Aging Dis. 2020 Dec 1;11(6):1471-1480. doi: 10.14336/AD.2020.0203. eCollection 2020 Dec.


Acquired immune responses mediated by CD4+ T cells contribute to the initiation and progression of acute coronary syndrome (ACS). ACS patients show acquired immune system abnormalities that resemble the characteristics of autoimmune dysfunction described in the elderly. This study aimed to investigate the role of premature CD4+ T cells senescence in ACS and the underlying mechanism. We compared the immunological status of 25 ACS patients, 15 young healthy individuals (C1), and 20 elderly individuals with absence of ACS (C2).

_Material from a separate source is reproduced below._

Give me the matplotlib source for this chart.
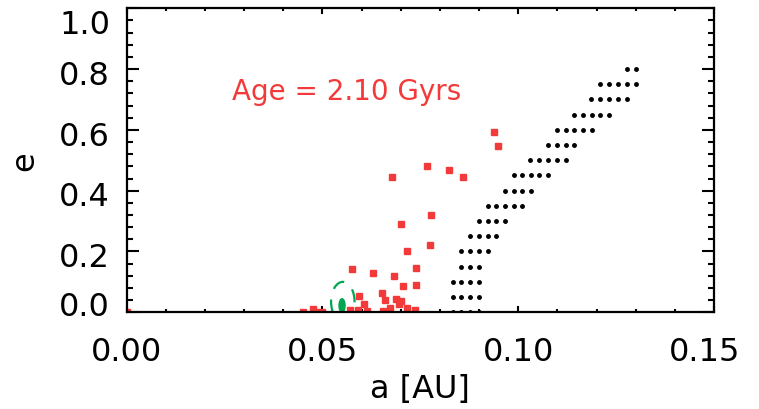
import matplotlib.pyplot as plt
import matplotlib.transforms as mtransforms
from matplotlib.patches import Ellipse
from matplotlib.ticker import MultipleLocator

# Black grid of (a, e) points, one list of a per row of e
black_rows_e = [0.80, 0.75, 0.70, 0.65, 0.60, 0.55, 0.50, 0.45, 0.40,
                0.35, 0.30, 0.25, 0.20, 0.15, 0.10, 0.05, 0.00]
black_rows_a = [
    [0.1278, 0.1300],
    [0.1210, 0.1233, 0.1256, 0.1278, 0.1300],
    [0.1187, 0.1210, 0.1233, 0.1256, 0.1278],
    [0.1143, 0.1166, 0.1188, 0.1210, 0.1233],
    [0.1099, 0.1121, 0.1143, 0.1166, 0.1188],
    [0.1077, 0.1099, 0.1121, 0.1143],
    [0.1031, 0.1054, 0.1077, 0.1099, 0.1121],
    [0.0988, 0.1010, 0.1032, 0.1054, 0.1077],
    [0.0966, 0.0988, 0.1010, 0.1032],
    [0.0922, 0.0944, 0.0966, 0.0988, 0.1010],
    [0.0900, 0.0922, 0.0944, 0.0966],
    [0.0877, 0.0900, 0.0922, 0.0944],
    [0.0855, 0.0877, 0.0900, 0.0922],
    [0.0855, 0.0877, 0.0900],
    [0.0833, 0.0855, 0.0877, 0.0900],
    [0.0833, 0.0855, 0.0877, 0.0900],
    [0.0833, 0.0855, 0.0877, 0.0900],
]

# Red points
red_a = [0.0, 0.0451, 0.0477, 0.0486, 0.0498,
         0.0571, 0.0575, 0.0590, 0.0593, 0.0607, 0.0615,
         0.0629, 0.0652, 0.0654, 0.0661, 0.0664, 0.0672,
         0.0677, 0.0682, 0.0689, 0.0696, 0.0700, 0.0701,
         0.0706, 0.0716, 0.0717, 0.0737, 0.0739, 0.0739,
         0.0767, 0.0775, 0.0776, 0.0823, 0.0859, 0.0937, 0.0948]
red_e = [0.0, 0.0, 0.011, 0.0, 0.0,
         0.008, 0.142, 0.008, 0.053, 0.026, 0.003,
         0.129, 0.063, 0.003, 0.041, 0.0, 0.014,
         0.446, 0.118, 0.044, 0.027, 0.037, 0.292,
         0.085, 0.014, 0.203, 0.008, 0.146, 0.091,
         0.480, 0.222, 0.321, 0.469, 0.444, 0.594, 0.548]

# Green planet marker and its dashed outline
planet_a, planet_e = 0.0550, 0.022
planet_da, planet_de = 0.0019, 0.050
halo_a, halo_e = 0.0552, 0.035
halo_da, halo_de = 0.0060, 0.130

x_ticks = [0.00, 0.05, 0.10, 0.15]
y_ticks = [0.0, 0.2, 0.4, 0.6, 0.8, 1.0]
age_label = "Age = 2.10 Gyrs"

red = "#f23a3a"
green = "#00a651"

fig = plt.figure(figsize=(7.59, 4.10), dpi=100)
ax = fig.add_axes([0.1669, 0.2359, 0.7738, 0.7415])

black_a = [a for row in black_rows_a for a in row]
black_e = [e for e, row in zip(black_rows_e, black_rows_a) for _ in row]
ax.plot(black_a, black_e, "o", color="black", markersize=2.5, linestyle="none")

ax.plot(red_a, red_e, "s", color=red, markersize=3.8, linestyle="none")

ax.add_patch(Ellipse((planet_a, planet_e), planet_da, planet_de,
                     facecolor=green, edgecolor="none"))
ax.add_patch(Ellipse((halo_a, halo_e), halo_da, halo_de, facecolor="none",
                     edgecolor=green, lw=1.6, linestyle=(0, (6, 5))))

ax.text(0.0563, 0.727, age_label, color=red, fontsize=20, ha="center", va="center")

ax.set_xlim(0, 0.15)
ax.set_ylim(0, 1.0)
ax.set_xticks(x_ticks, [f"{v:.2f}" for v in x_ticks])
ax.set_yticks(y_ticks, [f"{v:.1f}" for v in y_ticks])
ax.xaxis.set_minor_locator(MultipleLocator(0.01))
ax.yaxis.set_minor_locator(MultipleLocator(0.04))

for s in ax.spines.values():
    s.set_linewidth(1.6)
ax.tick_params(which="both", direction="in", top=True, right=True, width=1.5,
               labelsize=23)
ax.tick_params(axis="x", which="major", length=4.5, pad=17)
ax.tick_params(axis="x", which="minor", length=2.2)
ax.tick_params(axis="y", which="major", length=8.6, pad=12)
ax.tick_params(axis="y", which="minor", length=4.3)

# IDL nudges the end labels inwards (shifts in points)
y_shift_pt = [6.5, -2, -2, -2, -2, -9.4]
for lab, dy in zip(ax.get_yticklabels(), y_shift_pt):
    off = mtransforms.ScaledTranslation(0, dy / 72, fig.dpi_scale_trans)
    lab.set_transform(lab.get_transform() + off)
x_labels = ax.get_xticklabels()
off = mtransforms.ScaledTranslation(-7 / 72, 0, fig.dpi_scale_trans)
x_labels[-1].set_transform(x_labels[-1].get_transform() + off)

ax.set_xlabel("a [AU]", fontsize=23)
ax.set_ylabel("e", fontsize=23)
ax.xaxis.set_label_coords(0.5, -0.2)
ax.yaxis.set_label_coords(-0.148, 0.5)

fig.savefig("out.png", dpi=100)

The percentages of CD4+ T lymphocyte subsets (including naïve, regulatory, memory and effector T cells) in peripheral blood were analyzed. In ACS patients, a significant expansion of CD4+CD28null effector T cells and a decline of CD4+CD25+CD62L+Treg cells were observed. In addition, patients with ACS showed an accelerated loss of CD4+CD45RA+CD62L+ naïve T cells and a compensatory increase in the number of CD4+CD45RO+ memory T cells. ACS patients demonstrated no significant difference in frequency of T cell receptor excision circles (TRECs) compared to age-matched healthy volunteers. The expression of p16Ink4a was increased while CD62L was decreased in CD4+CD28null T cells of ACS patients. Compared to healthy donors, ACS patients demonstrated the lowest telomerase activity in both CD4+CD28+and CD4+CD28null T cells. The serum levels of C-reactive protein, Cytomegalovirus IgG, Helicobactor pylori IgG and Chlamydia pneumonia IgG were significantly higher in ACS patients. The results suggested that the percentage of CD4+ T cell subpopulations correlated with chronic infection, which contributes to immunosenescence. In conclusion, chronic infection induced senescence of premature CD4+T cells, which may be responsible for the development of ACS.

Keywords: CD28null T cells; CD4+ T cells; acute coronary syndrome; immunosenescence; infection.